We, therefore, should find ourselves reaching out, reaching to that which is beyond us, which is beyond all comprehension, beyond all created intellect, beyond all conception or words, to the nothing which is God. As Blessed Henry Suso noted, in doing so we find ourselves somehow mysteriously one with that nothing, finding that however much we have done so, it is greater than us and its darkness, its depths, will be forever unfathomable to us no matter how much we journey within it:

Here on earth a man can reach the point that he sees himself as one in that which is the nothing of all the things one can conceive or put into words. This nothing is called by common agreement “God” and is in itself a something existing to an incomparable degree. Here a person sees himself as one with this nothing, and this nothing knows itself without the activity of knowing. But this is mysteriously hidden further within.[5]
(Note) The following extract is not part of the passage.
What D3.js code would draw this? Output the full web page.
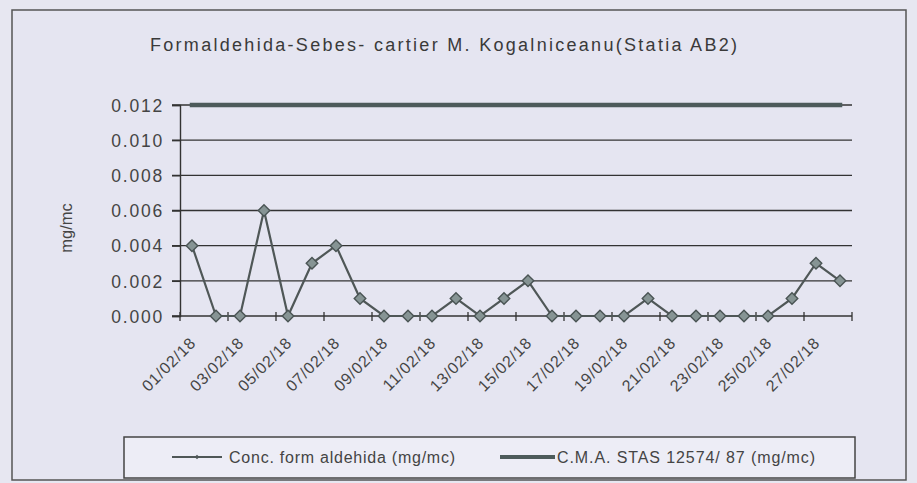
<!DOCTYPE html>
<html><head><meta charset="utf-8">
<script src="https://cdn.jsdelivr.net/npm/d3@7"></script>
<style>body{margin:0;background:#e7e7f1}svg{display:block}</style>
</head><body>
<svg id="c" width="917" height="483"></svg>
<script>
const dates = ["01/02/18","02/02/18","03/02/18","04/02/18","05/02/18","06/02/18","07/02/18","08/02/18","09/02/18","10/02/18","11/02/18","12/02/18","13/02/18","14/02/18","15/02/18","16/02/18","17/02/18","18/02/18","19/02/18","20/02/18","21/02/18","22/02/18","23/02/18","24/02/18","25/02/18","26/02/18","27/02/18","28/02/18"];
const conc = [0.004,0,0,0.006,0,0.003,0.004,0.001,0,0,0,0.001,0,0.001,0.002,0,0,0,0,0.001,0,0,0,0,0,0.001,0.003,0.002];
const cma = dates.map(() => 0.012);
const yTicks = [0,0.002,0.004,0.006,0.008,0.010,0.012];
const title = "Formaldehida-Sebes- cartier M. Kogalniceanu(Statia AB2)";
const yTitle = "mg/mc";
const legendLabels = ["Conc. form aldehida (mg/mc)","C.M.A. STAS 12574/ 87 (mg/mc)"];

const svg = d3.select("#c");
const font = "'Liberation Sans', Arial, sans-serif";
const ink = "#3a3a3a";

svg.append("rect").attr("x",0).attr("y",0).attr("width",917).attr("height",483).attr("fill","#e7e7f1");
svg.append("rect").attr("x",12).attr("y",10).attr("width",894).attr("height",470)
  .attr("fill","#e5e5f1").attr("stroke","#555").attr("stroke-width",1.5);

const L=180, R=852, T=105, B=316;
const x = d3.scaleBand().domain(dates).range([L,R]).padding(0);
const y = d3.scaleLinear().domain([0,0.012]).range([B,T]);
const cx = d => x(d) + x.bandwidth()/2;

// title
svg.append("text").attr("x",150).attr("y",51).attr("font-family",font).attr("font-size",18)
  .attr("fill",ink).attr("textLength",587).attr("lengthAdjust","spacing").text(title);

// gridlines
svg.append("g").selectAll("line").data(yTicks.filter(v=>v>0)).join("line")
  .attr("x1",L-8).attr("x2",R).attr("y1",d=>y(d)).attr("y2",d=>y(d))
  .attr("stroke","#333").attr("stroke-width",1.4);

// y axis
const yAxis = d3.axisLeft(y).tickValues(yTicks).tickFormat(d3.format(".3f")).tickSize(8).tickPadding(8);
const gy = svg.append("g").attr("transform",`translate(${L},0)`).call(yAxis);
gy.select(".domain").attr("stroke","#333").attr("stroke-width",1.4);
gy.selectAll(".tick line").attr("stroke","#333").attr("stroke-width",1.4);
gy.selectAll(".tick text").attr("font-family",font).attr("font-size",17.5).attr("fill","#444")
  .attr("letter-spacing","1.8px").attr("dy","0.36em");

// x axis
const gx = svg.append("g").attr("transform",`translate(0,${B})`);
gx.append("line").attr("x1",L-8).attr("x2",R).attr("stroke","#333").attr("stroke-width",1.4);
const boundaries = dates.filter((d,i)=>i%2===0).map(d=>x(d)).concat([R]);
gx.selectAll("line.t").data(boundaries).join("line").attr("class","t")
  .attr("x1",d=>d).attr("x2",d=>d).attr("y1",-4).attr("y2",5).attr("stroke","#333").attr("stroke-width",1.3);
gx.selectAll("text").data(dates.filter((d,i)=>i%2===0)).join("text")
  .attr("transform",d=>`translate(${cx(d)+1},24) rotate(-45)`)
  .attr("text-anchor","end").attr("dy","0.35em")
  .attr("font-family",font).attr("font-size",16).attr("fill","#444").attr("letter-spacing","0.8px")
  .text(d=>d);

// y title
svg.append("text").attr("transform","translate(72,228) rotate(-90)").attr("text-anchor","middle")
  .attr("font-family",font).attr("font-size",16.5).attr("fill","#444").text(yTitle);

// CMA line
const line = d3.line().x((d,i)=>cx(dates[i])).y(d=>y(d));
svg.append("path").datum(cma).attr("d",line).attr("fill","none")
  .attr("stroke","#4d5b5b").attr("stroke-width",4.5).attr("stroke-linecap","square");

// concentration line
svg.append("path").datum(conc).attr("d",line).attr("fill","none")
  .attr("stroke","#4f5757").attr("stroke-width",2.2);
const sym = d3.symbol().type(d3.symbolDiamond2).size(85);
svg.append("g").selectAll("path").data(conc).join("path")
  .attr("transform",(d,i)=>`translate(${cx(dates[i])},${y(d)})`)
  .attr("d",sym).attr("fill","#869494").attr("stroke","#4a5454").attr("stroke-width",1.4);

// legend
svg.append("rect").attr("x",124).attr("y",437).attr("width",731).attr("height",41)
  .attr("fill","#ededf6").attr("stroke","#444").attr("stroke-width",1.5);
const ly = 457;
svg.append("line").attr("x1",172).attr("x2",222).attr("y1",ly).attr("y2",ly).attr("stroke","#4f5757").attr("stroke-width",2);
svg.append("path").attr("transform",`translate(197,${ly})`).attr("d",d3.symbol().type(d3.symbolDiamond2).size(14))
  .attr("fill","#4f5757");
svg.append("text").attr("x",229).attr("y",ly).attr("dy","0.36em").attr("font-family",font).attr("font-size",16)
  .attr("fill","#444").attr("textLength",226).attr("lengthAdjust","spacing").text(legendLabels[0]);
svg.append("line").attr("x1",500).attr("x2",555).attr("y1",ly).attr("y2",ly).attr("stroke","#4d5b5b").attr("stroke-width",4);
svg.append("text").attr("x",557).attr("y",ly).attr("dy","0.36em").attr("font-family",font).attr("font-size",16)
  .attr("fill","#444").attr("textLength",258).attr("lengthAdjust","spacing").text(legendLabels[1]);
</script>
</body></html>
Or, as Tauler expressed it:

Whoever arrives here has discovered what he has been searching for far and wide. His spirit will be led into a hidden desert far beyond his natural faculties. Words cannot describe it, for it is the unfathomable darkness where the divine Goodness reigns above all distinctions. [6]

God as God transcends even the word God, but we use it, knowing it is but a pointer to the great, transcendent glory which is beyond all names. God is no-thing, and that is why God is great. God is no-thing, and it is why we seek and love him. God is no-thing, and so is not limited as things are. God is no-thing and so is able to take in and love everything without limit – for God is great, and only in the proper realization of that greatness will we be able to have God.


 

[1] Pseudo-Dionysus, “Letter One” in Pseudo-Dionysius: The Complete Works. trans. Colm Luibheid (New York: Paulist Press, 1987),263.

[2] St. Albert the Great, “Commentary on Dionysius’ Mystical Theology” in Albert & Thomas: Selected Writings. trans. Simon Tugwell, O.P. (New York: Paulist Press, 1988), 198.

[3] In the Eastern Christian tradition, these forms of glory are often said to be his divine energies, which is what we know – and comprehend—of God. As we take them into ourselves, as we comprehend them, they join in with us and give us a share of the glory of God.

[4] Sergius Bulgakov, Unfading Light: Contemplations and Speculations. trans. Thomas Allan Smith (Grand Rapids, MI: William B Eerdmans Publishing Company, 2012), 159.

[5] Bl. Henry Suso, “Little Book on Truth” in Henry Suso: The Exemplar with Two German Sermons. trans. Frank Tobin (New York: Paulist Press, 1989), 318-9.

[6] Johannes Tauler, Sermons. trans. Maria Shrady (New York: Paulist Press, 1985), 59.